The emitter does save registers on stack however when calling functions such that registers are not clobbered during argument evaluations, the corresponding abstraction is called RestoreRegisterState.

Ok, thanks. I will therefore have a closer look at your Oberon emitter.

and to create and validate an EBNF grammar of the IR syntax.

Here is the grammar, in case you're interested: https://github.com/rochus-keller/EiGen/blob/master/ir_grammar/IntermediateCode.ebnf

I was able to successfully validate it with all cod files I came across so far. The grammar especially consideres the compound instructions and helps me to better understand the IR and what to generate.

PS: btw. the grammar could actually be LL with two LL exceptions, but the "rec" and "func" instructions rely on explicit instruction counts to find the end of the compound, and their bodies cause ambiguities in an LL grammar; but so far in the examples I run this was no issue. It would be easy to avoid these ambiguities and enable an LL grammar by introducing an "end" instruction, just in case.

While I appreciate your effort to increase understanding, I don't think the intermediate code representation lends itself to be represented by a grammar apart from the syntax defined in the manual: A "subsequently" required instruction or type declaration does not necessarily mean "immediately following". A source code location and a type declaration for example can appear in any order and intermixed with other instructions. The same holds for assembly directives which can even appear on any line.

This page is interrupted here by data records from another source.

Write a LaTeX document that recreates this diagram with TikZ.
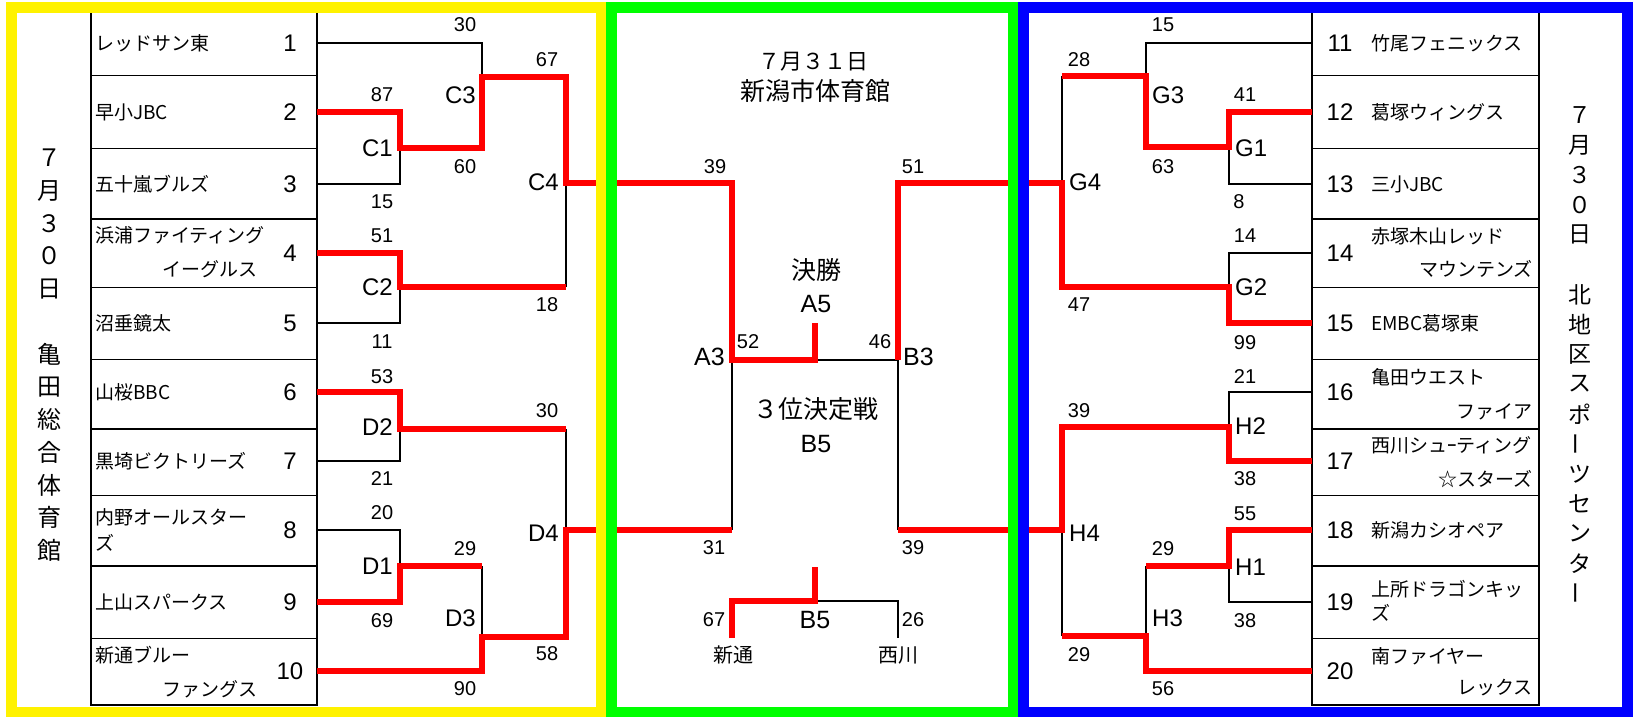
\documentclass[tikz,border=0pt]{standalone}
\usepackage{fontspec}
\setmainfont{Noto Sans CJK JP}
\newfontfamily\lat{Liberation Sans}

\begin{document}
\begin{tikzpicture}[x=1pt,y=-1pt,
    win line/.style={draw=red,line width=6.7pt},
    lose line/.style={draw=black,line width=2.5pt},
    cell/.style={draw=black,line width=1.2pt},
    frame/.style={line width=11pt},
    team node/.style={inner sep=0pt,font=\fontsize{19}{19}\selectfont},
    seed node/.style={inner sep=0pt,font=\lat\fontsize{24}{24}\selectfont},
    score node/.style={inner sep=0pt,font=\lat\fontsize{20}{20}\selectfont},
    round node/.style={inner sep=0pt,font=\lat\fontsize{24}{24}\selectfont},
    big node/.style={inner sep=0pt,font=\lat\fontsize{25}{25}\selectfont},
    title node/.style={inner sep=0pt,font=\fontsize{25}{25}\selectfont},
    vert node/.style={inner sep=0pt,font=\fontsize{24}{24}\selectfont}]
    \useasboundingbox (0,0) rectangle (1633,717);

    \foreach \a/\b in {10/75.7,75.7/148.3,148.3/219,219/287.3,287.3/359.3,359.3/429,429/495.7,495.7/566,566/638.3,638.3/705}{
        \draw[cell] (91,\a) rectangle (317,\b);
        \draw[cell] (1312,\a) rectangle (1539,\b);
    }
    \foreach \y [count=\i] in {43,112,184,253,323,392,461,530,602,671}{
        \pgfmathtruncatemacro{\j}{\i+10}
        \coordinate (t\i) at (317,\y);
        \coordinate (t\j) at (1312,\y);
        \node[seed node] (k\i) at (290,\y) {\i};
        \node[seed node] (k\j) at (1340,\y) {\j};
    }

    \node[team node,anchor=west] (n1) at (95,43) {レッドサン東};
    \node[team node,anchor=west] (n2) at (95,112) {早小JBC};
    \node[team node,anchor=west] (n3) at (95,184) {五十嵐ブルズ};
    \node[team node,anchor=west] (n4) at (95,235) {浜浦ファイティング};
    \node[team node,anchor=east] (n4b) at (258,269) {イーグルス};
    \node[team node,anchor=west] (n5) at (95,323) {沼垂鏡太};
    \node[team node,anchor=west] (n6) at (95,392) {山桜BBC};
    \node[team node,anchor=west] (n7) at (95,461) {黒埼ビクトリーズ};
    \node[team node,anchor=west] (n8) at (95,517) {内野オールスター};
    \node[team node,anchor=west] (n8b) at (95,543) {ズ};
    \node[team node,anchor=west] (n9) at (95,602) {上山スパークス};
    \node[team node,anchor=west] (n10) at (95,655) {新通ブルー};
    \node[team node,anchor=east] (n10b) at (258,689) {ファングス};

    \node[team node,anchor=west] (n11) at (1371,43) {竹尾フェニックス};
    \node[team node,anchor=west] (n12) at (1371,112) {葛塚ウィングス};
    \node[team node,anchor=west] (n13) at (1371,184) {三小JBC};
    \node[team node,anchor=west] (n14) at (1371,236) {赤塚木山レッド};
    \node[team node,anchor=east] (n14b) at (1533,269) {マウンテンズ};
    \node[team node,anchor=west] (n15) at (1371,323) {EMBC葛塚東};
    \node[team node,anchor=west] (n16) at (1371,377) {亀田ウエスト};
    \node[team node,anchor=east] (n16b) at (1533,412) {ファイア};
    \node[team node,anchor=west] (n17) at (1371,445) {西川シュｰティング};
    \node[team node,anchor=east] (n17b) at (1533,479) {☆スターズ};
    \node[team node,anchor=west] (n18) at (1371,530) {新潟カシオペア};
    \node[team node,anchor=west] (n19) at (1371,589) {上所ドラゴンキッ};
    \node[team node,anchor=west] (n19b) at (1371,613) {ズ};
    \node[team node,anchor=west] (n20) at (1371,656) {南ファイヤー};
    \node[team node,anchor=east] (n20b) at (1533,688) {レックス};

    \coordinate (C1) at (400,148);
    \coordinate (C2) at (400,287);
    \coordinate (C3) at (482,77);
    \coordinate (C4) at (566,183);
    \coordinate (D1) at (400,566);
    \coordinate (D2) at (400,429);
    \coordinate (D3) at (482,637);
    \coordinate (D4) at (566,530);
    \coordinate (A3) at (732,360);
    \coordinate (A5) at (815,323);
    \coordinate (B3) at (898,360);
    \coordinate (B5) at (815,601);
    \coordinate (B5t) at (815,567);
    \coordinate (f1) at (732,638);
    \coordinate (f2) at (898,638);
    \coordinate (G1) at (1229,147);
    \coordinate (G2) at (1229,287);
    \coordinate (G3) at (1146,76);
    \coordinate (G4) at (1062,183);
    \coordinate (H1) at (1229,566);
    \coordinate (H2) at (1229,427);
    \coordinate (H3) at (1146,636);
    \coordinate (H4) at (1062,530);

    \path[lose line]
        (C1) |- (t3) (t1) -| (C3) (C2) |- (t5) (C2 -| C4) -- (C4)
        (D2) |- (t7) (D2 -| D4) -- (D4) (t8) -| (D1) (D1 -| D3) -- (D3)
        (D4 -| A3) -- (A3) (A5 |- B3) -- (B3) (H4 -| B3) -- (B3) (B5) -| (f2)
        (G1) |- (t13) (t11) -| (G3) (G3 -| G4) -- (G4) (t14) -| (G2)
        (t16) -| (H2) (H1) |- (t19) (H1 -| H3) -- (H3) (H3 -| H4) -- (H4);
    \path[win line] (t2) -| (C1) -| (C3) -| (C4) -| (A3) -| (A5);
    \path[win line] (t4) -| (C2) -- (C2 -| C4);
    \path[win line] (t6) -| (D2) -- (D2 -| D4);
    \path[win line] (t9) -| (D1) -- (D1 -| D3);
    \path[win line] (t10) -| (D3) -| (D4) -- (D4 -| A3);
    \path[win line] (t12) -| (G1) -| (G3) -- (G3 -| G4);
    \path[win line] (t15) -| (G2) -| (G4) -| (B3);
    \path[win line] (t17) -| (H2) -| (H4) -- (H4 -| B3);
    \path[win line] (t18) -| (H1) -- (H1 -| H3);
    \path[win line] (t20) -| (H3) -- (H3 -| H4);
    \path[win line] (f1) |- (B5) -- (B5t);

    \foreach \x/\y/\v [count=\k] in {465/25/30,382/95/87,382/202/15,465/167/60,547/60/67,547/305/18,382/236/51,382/342/11,
        382/377/53,547/411/30,382/479/21,382/513/20,465/549/29,382/621/69,547/654/58,465/689/90,
        715/167/39,913/167/51,748/342/52,880/342/46,714/548/31,913/548/39,714/620/67,913/620/26,
        1163/25/15,1079/60/28,1245/95/41,1163/167/63,1239/202/8,1245/236/14,1079/305/47,1245/343/99,
        1245/377/21,1079/411/39,1245/479/38,1245/514/55,1163/549/29,1245/621/38,1079/655/29,1163/689/56}
        \node[score node] (sc\k) at (\x,\y) {\v};

    \foreach \n/\x/\y in {C1/393/148,C2/393/287,C3/476/95,C4/559/182,D2/393/427,D1/393/566,D3/476/618,D4/559/533}
        \node[round node,anchor=east] (r\n) at (\x,\y) {\n};
    \foreach \n/\x/\y in {G3/1152/95,G1/1235/148,G4/1069/182,G2/1235/287,H2/1235/426,H4/1069/533,H1/1235/567,H3/1152/618}
        \node[round node,anchor=west] (r\n) at (\x,\y) {\n};

    \node[big node,anchor=east] (rA3) at (725,357) {A3};
    \node[big node,anchor=west] (rB3) at (903,357) {B3};
    \node[title node] (final) at (816,270) {決勝};
    \node[big node] (rA5) at (816,304) {A5};
    \node[title node] (third) at (816,409) {３位決定戦};
    \node[big node] (rB5) at (816,444) {B5};
    \node[big node] (rB5b) at (815,620) {B5};
    \node[team node,font=\fontsize{20}{20}\selectfont] (shintori) at (733,655) {新通};
    \node[team node,font=\fontsize{20}{20}\selectfont] (nishikawa) at (898,655) {西川};
    \node[title node,font=\fontsize{22}{22}\selectfont] (day2) at (813,62) {７月３１日};
    \node[title node] (hall2) at (815,91) {新潟市体育館};

    \foreach \i/\c in {1/７,2/月,3/３,4/０,5/日,7/亀,8/田,9/総,10/合,11/体,12/育,13/館}
        \node[vert node] (vl\i) at (49,158+32.7*\i-32.7) {\c};
    \foreach \i/\c in {1/７,2/月,3/３,4/０,5/日,7/北,8/地,9/区,10/ス,11/ポ,13/ツ,14/セ,15/ン,16/タ}
        \node[vert node,font=\fontsize{23}{23}\selectfont] (vr\i) at (1580,115+29.9*\i-29.9) {\c};
    \node[vert node,font=\fontsize{23}{23}\selectfont,rotate=90] (vr12) at (1580,443.9) {ー};
    \node[vert node,font=\fontsize{23}{23}\selectfont,rotate=90] (vr17) at (1580,593.4) {ー};

    \draw[frame,yellow] (11.5,8) rectangle (601,712);
    \draw[frame,green] (611.5,8) rectangle (1013,712);
    \draw[frame,blue] (1023.5,8) rectangle (1627.5,712);
\end{tikzpicture}
\end{document}
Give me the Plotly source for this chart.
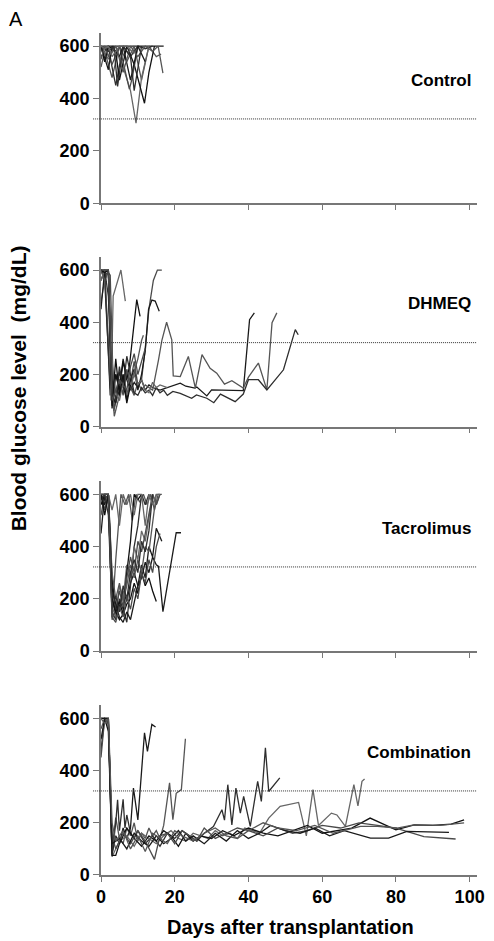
import plotly.graph_objects as go

# ---------------- DATA ----------------
x_tick_vals = [0, 20, 40, 60, 80, 100]
x_tick_labels = ["0", "20", "40", "60", "80", "100"]
y_tick_vals = [0, 200, 400, 600]
y_tick_labels = ["0", "200", "400", "600"]
threshold = 322
panel_names = ["Control", "DHMEQ", "Tacrolimus", "Combination"]

control_days = [
    [0, 2, 4, 6, 8, 10, 12, 14, 16, 17],
    [0, 1, 3, 5, 7, 9, 11, 13, 15, 16.3],
    [0, 2, 3, 4, 6, 8, 10, 12, 14],
    [0, 2, 4, 6, 8, 9.5, 11, 13],
    [0, 1, 2, 4, 5, 7, 9, 11.8, 13, 14.5],
    [0, 1, 3, 5, 7.7, 8.5, 10],
    [0, 2, 3, 5, 6, 8, 10, 12],
    [0, 1, 2, 4, 6, 8, 10, 12, 14, 15.5, 16.8],
    [0, 2, 3.5, 4.5, 6, 8, 9, 11],
    [0, 1, 2, 3, 5, 7, 9],
]
control_values = [
    [600, 600, 600, 600, 600, 600, 600, 600, 600, 600],
    [520, 580, 480, 600, 540, 600, 470, 600, 560, 570],
    [560, 600, 520, 450, 600, 560, 600, 590, 600],
    [600, 550, 600, 520, 430, 306, 480, 600],
    [600, 540, 600, 580, 470, 600, 530, 382, 500, 600],
    [580, 600, 530, 600, 436, 480, 600],
    [600, 510, 600, 560, 600, 470, 600, 540],
    [550, 600, 560, 600, 500, 600, 560, 600, 580, 600, 497],
    [600, 580, 600, 446, 600, 560, 430, 600],
    [600, 590, 600, 560, 600, 600, 570],
]

dhmeq_days = [
    [0, 1, 2.5, 4, 5, 6, 7, 8, 9, 10, 11, 12, 13, 14, 16, 18, 20, 21.5, 23, 25.5, 26, 28.7, 30, 34, 38.6, 40.3, 41.6],
    [0, 1, 2.5, 3.5, 5, 6, 7, 8, 9, 10, 11, 12, 13, 14, 15.6, 16.5, 17.8, 19.2, 19.6, 21.5, 23.7, 25.6, 27.4, 29.6, 31.4, 33.5, 35.5, 38.6, 40, 42.7, 45, 46.4, 47.7],
    [0, 1, 2.5, 3.5, 5, 6, 7, 8, 9, 10, 11, 12, 13, 14, 15, 16, 17, 18, 19.5, 21.5, 24.6, 25.9, 28.7, 30.6, 32.4, 36.4, 38.6, 40, 42.7, 45, 49.5, 52.7, 53.5],
    [0, 1, 2, 2.7, 3.3, 4.2, 5.4, 6.6],
    [0, 1, 2, 3, 4, 5, 6, 7, 7.7, 8.7, 9.7, 10.6],
    [0, 1.5, 2.5, 3.5, 5, 6, 7, 8, 9, 10, 11, 12, 13, 14.2, 15.3, 16.5],
    [0, 1, 2, 3, 4, 5, 6, 7, 8, 9, 10, 11, 12, 12.9, 13.8, 14.7, 15.8],
    [0, 1, 2, 3, 3.6, 5, 6, 7, 8, 9, 10, 11, 11.5],
    [0, 1, 2, 3, 4, 5, 6, 7, 8, 9],
    [0, 1, 2, 3, 4, 5, 6, 7, 8, 9, 10, 11, 12, 13, 14, 15, 16, 17, 18],
    [0, 1, 2, 3, 4, 5, 6, 7, 8],
    [0, 1, 2, 3, 5, 7, 8, 9, 10, 11, 12],
]
dhmeq_values = [
    [560, 600, 120, 200, 150, 260, 180, 140, 170, 150, 180, 140, 160, 150, 140, 150, 160, 167, 155, 148, 152, 118, 141, 140, 138, 410, 436],
    [600, 590, 200, 90, 160, 130, 210, 150, 120, 170, 140, 160, 150, 140, 256, 330, 400, 333, 195, 192, 269, 148, 276, 224, 205, 163, 176, 148, 190, 244, 141, 398, 436],
    [600, 560, 150, 70, 140, 200, 110, 160, 130, 120, 150, 130, 140, 120, 150, 130, 140, 120, 135, 128, 109, 122, 109, 92, 125, 96, 125, 180, 180, 141, 218, 372, 352],
    [480, 560, 600, 100, 500, 540, 600, 481],
    [600, 580, 590, 70, 200, 140, 250, 180, 231, 350, 487, 423],
    [600, 600, 580, 60, 180, 120, 220, 170, 250, 160, 180, 300, 450, 560, 600, 600],
    [450, 600, 600, 120, 90, 210, 160, 100, 180, 220, 140, 200, 290, 449, 485, 481, 442],
    [600, 560, 600, 150, 40, 120, 200, 130, 160, 210, 260, 330, 350],
    [600, 600, 500, 180, 100, 230, 150, 270, 200, 130],
    [560, 600, 600, 250, 130, 100, 170, 120, 150, 200, 160, 180, 140, 130, 170, 150, 160, 155, 150],
    [600, 590, 600, 80, 260, 120, 200, 90, 160],
    [600, 600, 600, 100, 180, 140, 230, 280, 200, 250, 300],
]

tacro_days = [
    [0, 1, 2, 3, 4, 5, 6, 7, 8, 9, 10, 11, 12, 13, 14, 15, 15.6, 16.8, 20.4, 21.7],
    [0, 1, 2, 3, 4, 5.4, 6.5, 7.5, 8.5, 9.5, 10.5, 11.5, 12.5, 13.5, 14.5, 15.5, 16.5],
    [0, 1, 2, 3, 4, 5, 6, 7, 8, 9, 10, 11, 12, 13],
    [0, 1, 2, 3, 4, 5, 6, 7, 8, 9, 10, 11, 12, 13, 14, 15, 16],
    [0, 1, 2, 3, 4, 5, 6, 7, 8, 9, 10, 11],
    [0, 1, 2, 3, 4, 5, 6, 7, 8, 9, 10, 11, 12, 13, 14, 15, 16],
    [0, 1, 2, 3, 4, 5, 6, 7, 8, 9, 10, 11, 12, 13, 14, 15, 16.5],
    [0, 1, 2, 3, 4, 5, 6, 7, 8, 9, 10, 11, 12, 13, 14, 15],
    [0, 1, 2, 3, 4, 5, 6, 7, 8, 9, 10, 11, 12, 13, 14],
    [0, 1, 2, 3, 4, 5, 6, 7, 8, 9, 10, 11, 12, 13, 14, 15, 16],
    [0, 1, 2, 3, 4, 5, 6, 7, 8, 9, 10, 11, 12, 13, 14, 15],
    [0, 1, 2, 3, 4, 5, 6, 7, 8, 9, 10, 11, 12, 13, 14, 15, 16],
]
tacro_values = [
    [600, 560, 600, 200, 140, 170, 230, 190, 260, 300, 250, 280, 340, 300, 360, 330, 324, 151, 453, 453],
    [520, 600, 600, 130, 350, 600, 560, 600, 500, 600, 570, 600, 560, 600, 540, 600, 600],
    [600, 580, 600, 150, 120, 200, 160, 110, 250, 400, 480, 600, 560, 600],
    [600, 600, 560, 170, 130, 250, 200, 330, 280, 400, 350, 460, 420, 520, 600, 560, 600],
    [560, 600, 600, 280, 150, 190, 140, 300, 420, 600, 580, 600],
    [600, 540, 600, 120, 160, 230, 170, 280, 360, 300, 420, 380, 450, 520, 600, 560, 600],
    [450, 600, 600, 240, 180, 130, 110, 150, 120, 180, 250, 330, 280, 400, 360, 470, 420],
    [600, 600, 600, 300, 200, 260, 190, 250, 330, 280, 350, 300, 400, 380, 480, 600],
    [580, 600, 520, 160, 210, 150, 250, 200, 300, 350, 300, 420, 380, 460, 600],
    [600, 600, 600, 540, 600, 480, 600, 560, 600, 520, 600, 600, 480, 600, 560, 600, 600],
    [600, 520, 600, 200, 150, 120, 140, 180, 200, 260, 220, 300, 250, 280, 230, 190],
    [600, 600, 600, 130, 110, 170, 130, 210, 160, 240, 200, 300, 260, 350, 300, 400, 450],
]

combo_days = [
    [0, 1, 2, 3, 4, 5, 6, 7, 8, 8.8, 10, 11.8, 12.6, 13.8, 14.8],
    [0, 1, 2, 3, 4, 5, 6, 7, 8, 9, 10, 11, 12, 13, 14, 15, 16, 17, 18.6, 19.5, 20.4, 21.8, 22.9],
    [0, 1, 2, 3, 4, 4.5, 5, 6, 6.5, 7, 8, 9, 10, 12, 14, 16, 18, 20, 22, 24, 26, 28, 30.5, 32.8, 33.5, 34.4, 35.5, 36.6, 37.8, 38.7, 40.5, 42.5, 43.5, 44.6, 45.5, 48.5],
    [0, 1, 2, 3, 5, 7, 9, 11, 13, 15, 17, 19, 21, 23, 25, 27, 29, 31, 33, 35, 37, 39, 41, 43, 45.5, 48.6, 53.6, 55.7, 57.5, 59, 62.5, 64, 66.3, 68.6, 69.7, 70.8, 71.5],
    [0, 1, 2, 3, 4, 5, 7, 9, 11, 13, 15, 17, 19, 21, 23, 25, 27, 30, 33, 36, 40, 44, 48, 52, 56, 60, 64, 68, 73, 80, 85, 90, 95, 98.5],
    [0, 1, 2, 3, 4, 6, 8, 10, 12, 14.5, 16, 18, 20, 22, 24, 26, 28, 31, 34, 37, 40, 44, 48, 52, 56, 60, 65, 70, 75, 80, 87.6, 96.2],
    [0, 1, 2, 3, 5, 7, 9, 11, 13, 15, 17, 19, 21, 23, 25, 28, 31, 34, 37, 40, 43, 46, 50, 54, 58, 62, 66, 73.1, 78, 83, 94.4],
    [0, 1, 2, 3, 4, 6, 8, 10, 12, 14, 16, 18, 20, 22, 25, 28, 31, 34, 37, 40, 44, 48, 53, 58, 63, 70.4, 75, 80.3, 84.9, 92, 98.5],
]
combo_values = [
    [600, 600, 580, 80, 150, 120, 180, 140, 180, 333, 211, 545, 474, 577, 567],
    [560, 600, 600, 100, 220, 140, 120, 180, 150, 200, 130, 160, 140, 180, 150, 170, 140, 190, 353, 212, 313, 327, 522],
    [480, 600, 600, 75, 200, 288, 170, 290, 180, 230, 160, 140, 170, 120, 150, 110, 160, 140, 170, 150, 130, 160, 186, 250, 210, 346, 192, 333, 237, 301, 186, 359, 282, 487, 320, 372],
    [600, 600, 590, 70, 130, 150, 110, 160, 140, 120, 150, 170, 140, 130, 160, 150, 140, 170, 150, 160, 140, 180, 170, 160, 218, 263, 278, 150, 327, 190, 237, 230, 186, 346, 265, 359, 368],
    [600, 600, 550, 75, 75, 120, 180, 140, 110, 150, 130, 170, 150, 110, 160, 130, 150, 140, 170, 150, 180, 160, 150, 170, 190, 160, 170, 180, 218, 173, 192, 190, 195, 211],
    [450, 600, 580, 150, 100, 160, 120, 170, 130, 60, 150, 160, 120, 170, 150, 130, 180, 140, 160, 180, 170, 150, 180, 160, 170, 190, 180, 200, 190, 180, 147, 138],
    [520, 600, 600, 120, 140, 100, 160, 130, 110, 150, 120, 140, 170, 130, 150, 120, 160, 130, 170, 140, 160, 190, 170, 160, 180, 150, 170, 141, 141, 167, 163],
    [600, 580, 600, 200, 130, 170, 100, 150, 90, 160, 140, 120, 170, 150, 130, 160, 180, 150, 140, 170, 200, 180, 170, 190, 160, 186, 186, 180, 192, 190, 200],
]

# ---------------- FIGURE ----------------
line_colors = ["#1a1a1a", "#555555", "#2e2e2e", "#666666", "#111111", "#4a4a4a"]
groups = [(control_days, control_values), (dhmeq_days, dhmeq_values),
          (tacro_days, tacro_values), (combo_days, combo_values)]
domains = [[0.7977, 1.0], [0.5324, 0.734], [0.266, 0.4676], [0.0, 0.2015]]

FONT = "Liberation Sans, Arial, sans-serif"
fig = go.Figure()
# page body has an 8px default margin -> shift margins to compensate
layout = dict(
    width=494, height=941, paper_bgcolor="white", plot_bgcolor="white",
    margin=dict(l=93, r=25, t=25, b=74, autoexpand=False), showlegend=False,
    font=dict(family=FONT, color="black"),
)
annotations = []
shapes = []
for i, (days, vals) in enumerate(groups):
    n = i + 1
    xs = "x" if n == 1 else f"x{n}"
    ys = "y" if n == 1 else f"y{n}"
    for k, (d, v) in enumerate(zip(days, vals)):
        fig.add_trace(go.Scatter(
            x=d, y=v, mode="lines", xaxis=xs, yaxis=ys,
            line=dict(color=line_colors[k % len(line_colors)], width=1.3),
            hoverinfo="skip", showlegend=False))
    layout["xaxis" if n == 1 else f"xaxis{n}"] = dict(
        domain=[0, 1], range=[0, 102], anchor=ys,
        tickvals=x_tick_vals, ticktext=x_tick_labels,
        showticklabels=(n == 4), ticks="outside", ticklen=5, tickwidth=1.2,
        tickcolor="#777777", showline=True, linecolor="#777777", linewidth=1.5,
        showgrid=False, zeroline=False, automargin=False,
        tickfont=dict(family=FONT, size=18, color="black", weight="bold"),
    )
    layout["yaxis" if n == 1 else f"yaxis{n}"] = dict(
        domain=domains[i], range=[0, 650], anchor=xs,
        tickvals=y_tick_vals, ticktext=y_tick_labels,
        ticks="outside", ticklen=6, tickwidth=1.2, tickcolor="#777777",
        showline=True, linecolor="#777777", linewidth=1.5,
        showgrid=False, zeroline=False, automargin=False,
        tickfont=dict(family=FONT, size=18, color="black", weight="bold"),
    )
    shapes.append(dict(type="line", xref="paper", yref=ys, x0=-0.021, x1=1,
                       y0=threshold, y1=threshold,
                       line=dict(color="#333333", width=1, dash="1px,1px")))
    annotations.append(dict(text=panel_names[i], xref=xs, yref=ys, x=101, y=470,
                            xanchor="right", yanchor="middle", showarrow=False,
                            font=dict(family=FONT, size=17, color="black", weight="bold")))

annotations.append(dict(text="Days after transplantation", xref="paper", yref="paper",
                        x=0.5027, y=-0.0618, xanchor="center", yanchor="middle",
                        showarrow=False,
                        font=dict(family=FONT, size=20, color="black", weight="bold")))
annotations.append(dict(text="Blood glucose level\u00a0 (mg/dL)", xref="paper", yref="paper",
                        x=-0.2207, y=0.578, xanchor="center", yanchor="middle",
                        textangle=-90, showarrow=False,
                        font=dict(family=FONT, size=21, color="black", weight="bold")))
annotations.append(dict(text="A", xref="paper", yref="paper", x=-0.226, y=1.0166,
                        xanchor="center", yanchor="middle", showarrow=False,
                        font=dict(family=FONT, size=20, color="black")))
layout["annotations"] = annotations
layout["shapes"] = shapes
fig.update_layout(**layout)
fig.write_html("out.html")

And yet it works. Of all the theoretically possible variants, your compilers always seem to choose the same ones (at least I haven't come across any other variants yet). My grammar may only represent a subset of the possible variants, but it makes it easier to understand and use the IR (at least for me).

This may be true for compilers but please bear in mind that users may provide intermediate code as well, for example using SYSTEM.CODE.